As parents and students prepare for the start of the 2018-19 school year, many families are closely examining the required registration fees.
Much has been made in recent months about increasing fees, especially in SD308, where the district is trying to rein in a deficit budget, but a look at fees across Kendall County and Sandwich shows consistently similar numbers – with a few exceptions.
When looking strictly at student registration fees, meaning the dollar amount set by the district to enroll a student, fees generally fall in line, differing by less than $50 in most cases.
In Yorkville CUSD 115, the cost of early childhood education is $58, which covers services like walk-in speech and hearing therapy; in Sandwich CUSD 430, the cost of early childhood is $75. However, the outlier in that area is SD308, which recently approved an increase in tuition fees at Brokaw Early Learning Center in Oswego, bringing the cost to $320 a month for nine months.
For kindergarten, the numbers show the same consistency, thanks to the decision to group half-day kindergarten under the umbrella of kindergarten.
Over in Newark, the cost of kindergarten is $105, while it’s $120 in Sandwich.

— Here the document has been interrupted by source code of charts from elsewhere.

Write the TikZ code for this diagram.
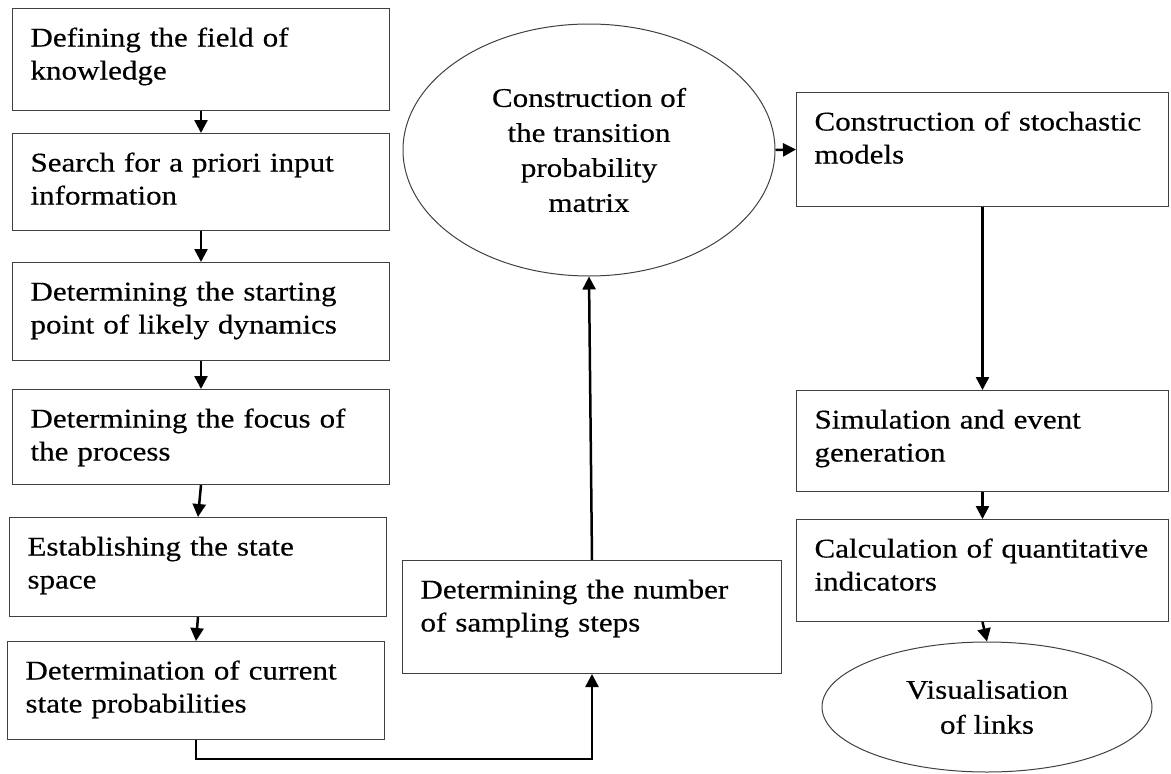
\documentclass[tikz,border=0pt]{standalone}
\usepackage{fontspec}
\setmainfont[FakeStretch=1.15,FakeBold=0.4]{Liberation Serif}
\usetikzlibrary{shapes.geometric,arrows.meta}

\begin{document}
\begin{tikzpicture}[x=1pt,y=-1pt,
  stepbox/.style={draw=black!75, line width=1pt, anchor=north west, inner xsep=18pt, inner ysep=0pt,
    align=left, font=\fontsize{27}{33}\selectfont, text height=38pt},
  oval/.style={draw=black!75, line width=1pt, ellipse, inner sep=0pt, align=center,
    font=\fontsize{27}{35}\selectfont},
  flow/.style={line width=2.5pt, -{Triangle[length=13pt,width=13pt]}}]
\useasboundingbox (0,0) rectangle (1171,774);
%% left column
\node[stepbox, text width=341pt, text depth=64pt] (field) at (12,8) {Defining the field of\\knowledge};
\node[stepbox, text width=341pt, text depth=59pt] (search) at (12,133) {Search for a priori input\\information};
\node[stepbox, text width=341pt, text depth=60pt] (start) at (12,262) {Determining the starting\\point of likely dynamics};
\node[stepbox, text width=341pt, text depth=57pt] (focus) at (12,389) {Determining the focus of\\the process};
\node[stepbox, text width=341pt, text depth=61pt] (space) at (9,517) {Establishing the state\\space};
\node[stepbox, text width=341pt, text depth=60pt] (current) at (7,641) {Determination of current\\state probabilities};
%% middle
\node[stepbox, text width=343pt, text depth=75pt] (steps) at (402,560) {Determining the number\\of sampling steps};
\node[oval, minimum width=372pt, minimum height=252pt] (matrix) at (589,150) {Construction of\\the transition\\probability\\matrix};
%% right column
\node[stepbox, text width=336pt, text depth=76pt] (models) at (796,92) {Construction of stochastic\\models};
\node[stepbox, text width=336pt, text depth=63pt] (simul) at (796,390) {Simulation and event\\generation};
\node[stepbox, text width=336pt, text depth=64pt] (calc) at (796,519) {Calculation of quantitative\\indicators};
\node[oval, minimum width=330pt, minimum height=130pt] (links) at (987,707) {Visualisation\\of links};
%% arrows
\draw[flow] (field.south) -- (search.north);
\draw[flow] (search.south) -- (start.north);
\draw[flow] (start.south) -- (focus.north);
\draw[flow] (focus.south) -- (space.north);
\draw[flow] (space.south) -- (current.north);
\draw[flow] (current.south) -- ++(0,19) -| (steps.south);
\draw[flow] (steps.north) -- (matrix.south);
\draw[flow] (matrix.east) -- (models.west);
\draw[flow] (models.south) -- (simul.north);
\draw[flow] (simul.south) -- (calc.north);
\draw[flow] (calc.south) -- (links.north);
\end{tikzpicture}
\end{document}
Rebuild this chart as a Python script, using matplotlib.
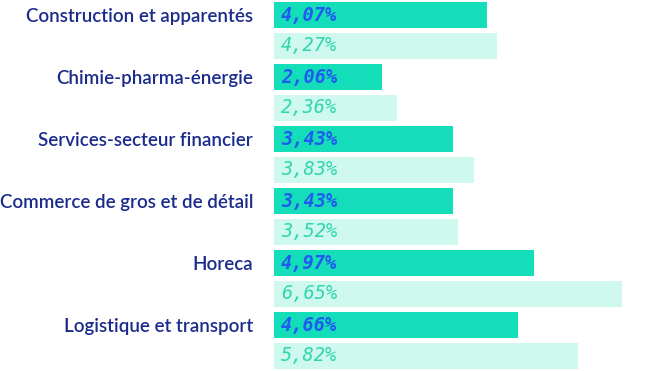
import matplotlib
matplotlib.use("Agg")
import matplotlib.pyplot as plt

categories = ["Construction et apparentés", "Chimie-pharma-énergie",
              "Services-secteur financier", "Commerce de gros et de détail",
              "Horeca", "Logistique et transport"]
series_a = [4.07, 2.06, 3.43, 3.43, 4.97, 4.66]
series_b = [4.27, 2.36, 3.83, 3.52, 6.65, 5.82]

dark_bar = "#14DEB9"
light_bar = "#CFF8EF"
dark_txt = "#1F5BEF"
light_txt = "#2ED6AC"
label_col = "#1B2B8C"

fig = plt.figure(figsize=(6.6, 3.71), dpi=100)
ax = fig.add_axes([274/660, 0, 386/660, 1])
step = 31.0
px_per_unit = 52.3
ax.set_xlim(0, 386/px_per_unit)
ax.set_ylim((371-15)/step, -15/step)

for i, (a, b) in enumerate(zip(series_a, series_b)):
    ya, yb = 2*i, 2*i+1
    ax.barh(ya, a, height=26/step, color=dark_bar, left=0)
    ax.barh(yb, b, height=26/step, color=light_bar, left=0)
    ax.annotate(f"{a:.2f}%".replace(".", ","), (0, ya), xytext=(5, 0),
                textcoords="offset points", va="center", ha="left",
                fontsize=13.4, color=dark_txt, family="DejaVu Sans Mono",
                style="italic", weight="bold")
    ax.annotate(f"{b:.2f}%".replace(".", ","), (0, yb), xytext=(5, 0),
                textcoords="offset points", va="center", ha="left",
                fontsize=13.4, color=light_txt, family="DejaVu Sans Mono",
                style="italic")

ax.set_yticks([2*i for i in range(len(categories))])
ax.set_yticklabels(categories, fontsize=13.5, color=label_col,
                   family="Lato", weight="semibold")
ax.tick_params(axis="y", length=0, pad=15)
ax.tick_params(axis="x", bottom=False, labelbottom=False)
for s in ax.spines.values():
    s.set_visible(False)

fig.savefig("out.png", dpi=100)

Plano CUSD 88 also offers kindergarten for $120, while Yorkville comes in at a cost of $70. Plano, Sandwich and Newark also differ from Yorkville and Oswego by providing the same cost for kindergarten registration as other elementary-school grades. SD308 again stands alone, with a separate cost of $60 for half-day kindergarten – the lowest in the county. Full-day kindergarten, another fee increased by the district’s recent budget cuts, went up to $300, the most expensive in the county.
In districts across the county and Sandwich, elementary school registration fees are mostly the same. SD308, Plano and Sandwich each cost $120, while Yorkville and Sandwich divide up their grades differently. For grades one through three, Yorkville charges $110; it's $144 for grades four and five. In Newark, the cost is $105 for first- through fourth-graders, and $130 for fifth-graders.
In junior high, numbers cover about a $60 window, with Newark coming in at the lowest with $130. Yorkville, which separates the grade six fee from that for grades seven and eight, costs $143 for grade six and $182 for grades seven and eight. Plano also splits grade costs, with sixth grade at $120, and seventh and eighth grades at $160. Sandwich is chalked up as the highest in the area, with a cost of $195, while SD308 falls in the middle ground at $165.
Excluding course fees, the costs to register students in high school are the most similar, with a difference of only $10 between the highest and lowest fees. SD308 and Yorkville are the lowest, both coming in at $195, while both Newark and Plano cost $200. Sandwich is – barely – the highest at $205.
While student registration fees are applicable to all students in all districts, some fees – class fees, activity fees, club fees and intramural fees – are additional costs that vary from district to district. One fee, representative across all districts, is driver’s education. The cost of driver’s education is one of the most varied fees. SD308 is currently the highest at $400. Yorkville follows at $315, Plano and Sandwich at $250, and Newark is the lowest at $150.
Athletic fees also cover a wide range across the districts. As the numbers for junior highs are not readily available for some areas, high school fees are easier to compare. Again, SD308 comes in at the highest at $300 per student per sport, thanks to decisions made as part of the district’s recent budget cuts and revenue increases. All other districts fall drastically below SD308, with Yorkville, Sandwich and Plano at $80 per student per sport, while Newark costs only $50 per sport, with the exception of golf at $100.
The change to SD308's athletic fees raised strong concerns among coaches, student athletes, and parents, who expressed their fears before the Board of Education at a meeting in February. Former Oswego High School football coach Karl Hoinkes told the board, “High school sports should not be a game just for people who are financially well-off. ... What we’re doing is we’re going to exclude quite a few people. I know the bottom line is the bottom line, but the bottom line is really our kids.”
“We are a community of middle-class families, with both parents working full-time jobs,” parent Maureen Ford said. “Imposing a fee of that much, that quickly, is going to be impossible for our families and my family to do.”
“What you actually have done with this fee is you are cutting athletics,” she said. “You are doing it, and I ask all of you to take a moment to step back, and realize what you’ve done, and see the ramifications of what this increase could do, not only to the families and the students, but the people we employ in this district.”